Seems like not so long ago that craft beer was overwhelmingly driven by a unique and singular concept we refer to internally as ‘coopetition’. As craft beer grew, the convivial repast of sharing a good beer together (an idea that, incidentally, got a lot of craft brewers started in the first place) remained central to, if not stated in, brewery business plans. The rising tide of craft beer’s popularity would float all our boats, was the unwritten understanding. So while we are all trying to make the best beer (and yes, sell the most of it), we’d not let those goals deter us from the higher collective calling we all feel, both to each other and the craft beer loving community as a whole.
If you are at all a follower of the craft beer industry, you’re no doubt aware that the landscape of our burgeoning world has been changing dramatically. Competition, from both outside forces and sheer internal brewery numbers has torn at the fabric of camaraderie that’s been so purposely woven by our little band of craft beer misfits.
So a few of North Carolina craft beer’s ‘old guard’ have decided to resurrect a piece of #NCbeer history – and brew a reminder of why ‘coopetition’ remains essential to the continued growth of craft beer.

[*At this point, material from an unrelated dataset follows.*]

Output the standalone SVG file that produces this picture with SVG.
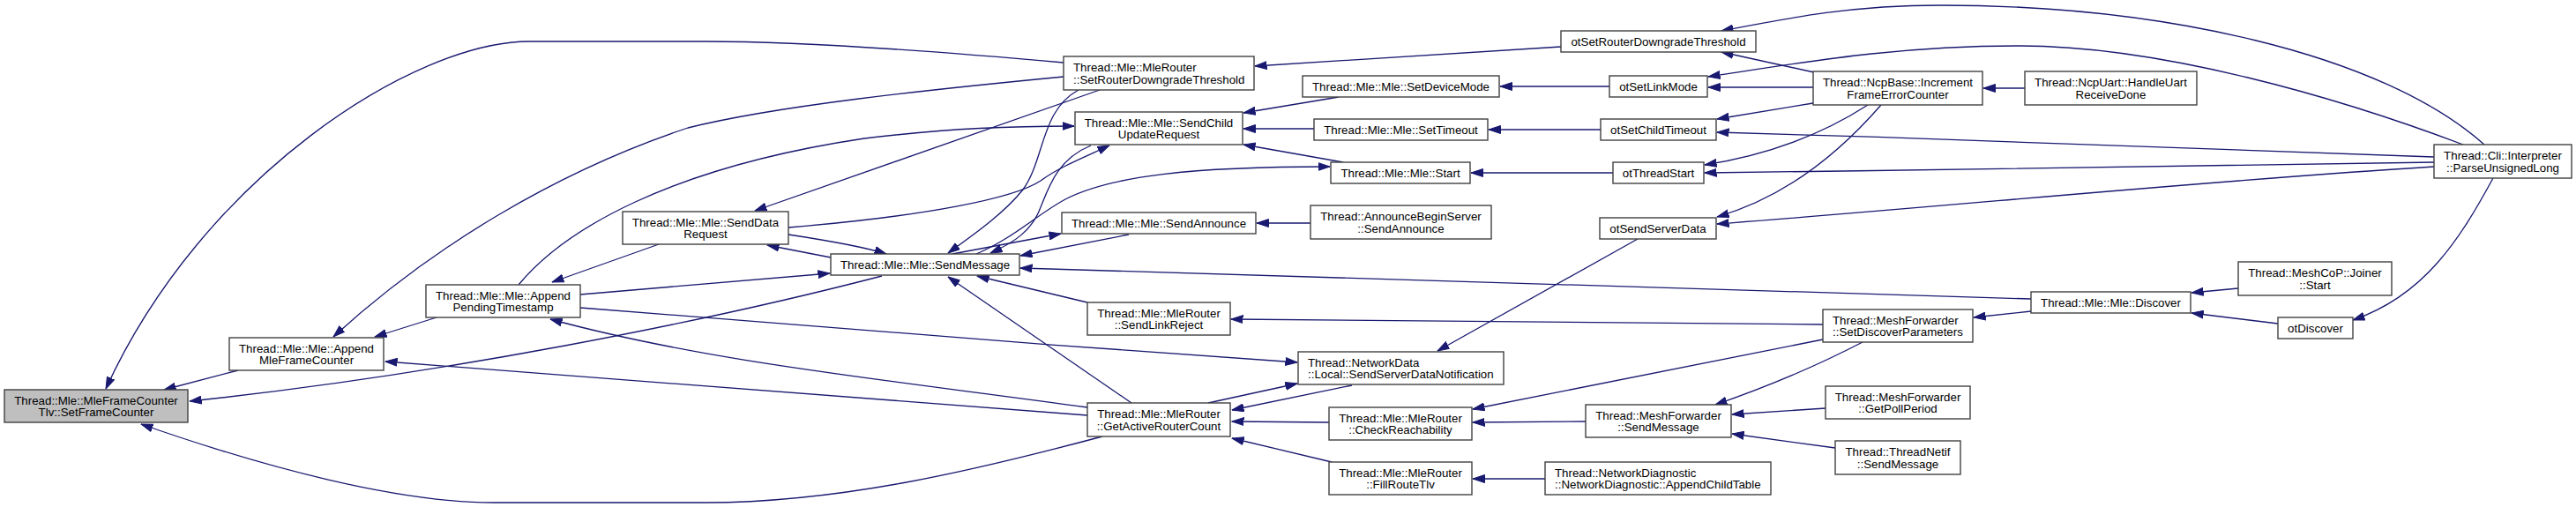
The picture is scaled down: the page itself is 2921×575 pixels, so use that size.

Quick history lesson: back in 2009 a lot of the concepts we now accept as mainstream in craft beer were still in their infancy. Like collaborations, for instance. One day that year, after a festival, three North Carolina brewery owners were discussing (over a beer, naturally) some of the brewing collaborations they’d seen popping up around the country.
(by the way, those three owners represented, at the time, 10% of all North Carolina breweries. Today that meeting would represent less then 1 1/2% of all NC breweries.)
At the time, all three breweries — Olde Hickory, Duck Rabbit and Foothills – were barrel aging beers (another concept in its infancy in craft beer at the time), and decided to blend their three respective barrel aged stouts into one amazing collaborative brew.
Thus was born Olde Rabbit’s Foot -the first-ever collaboration beer brewed in North Carolina.
Understand, the challenges of pulling this off were myriad – but crazy as it seemed, take on those challenges they did. The beers – Olde Hickory Event Horizon and Duck Rabbit’s imperial stout called Rabid Duck – were sent here to Foothills, where they were blended with our Sexual Chocolate, then aged in 23-year-old Pappy Van Winkle’s bourbon barrels.
The resulting product had craft beer fans lined up outside our doors for the years (2009 through 2012) that the beer was made. It also paved the way for many, many collabs to come statewide and nationwide.
The Olde Rabbit’s Foot project eventually got sidelined as the industry grew, and each brewery got busier and more successful. But every time Steve Lyerly (Olde Hickory), Paul Philippon (Duck Rabbit) and Jamie Bartholomaus (Foothills) would see each other, the same conversation would surface: “That was fun! It’d be cool to do it again.”
So this week, Steven and Paul will travel to Winston-Salem to brew their respective imperial stouts at our downtown brewpub, alongside Foothills brewmaster TL Adkisson. We’ll blend them right here, in house, and barrel-age the beer in Buffalo Trace and Woodford Reserve barrels for the next few months.
Given the current climate in craft beer, a healthy dose of the selfless fellowship that helped get us to this point seems in order. Why? Says Paul: “Even in the midst of competition, celebrating the success of your competitors and the industry as a whole can be very uplifting.” Steven adds, “In an ever changing marketplace, this shows the spirit of collaboration is still alive. It’s more important than ever that people see the cooperative heart of NC beer.” And Jamie says simply, “These guys are our friends. We’ve been peers a long time. This provides a little continuity to the past of North Carolina beer.”
Expect to see release info for Olde Rabbit’s Foot 2017 sometime this fall.
And prepare to welcome back an old friend.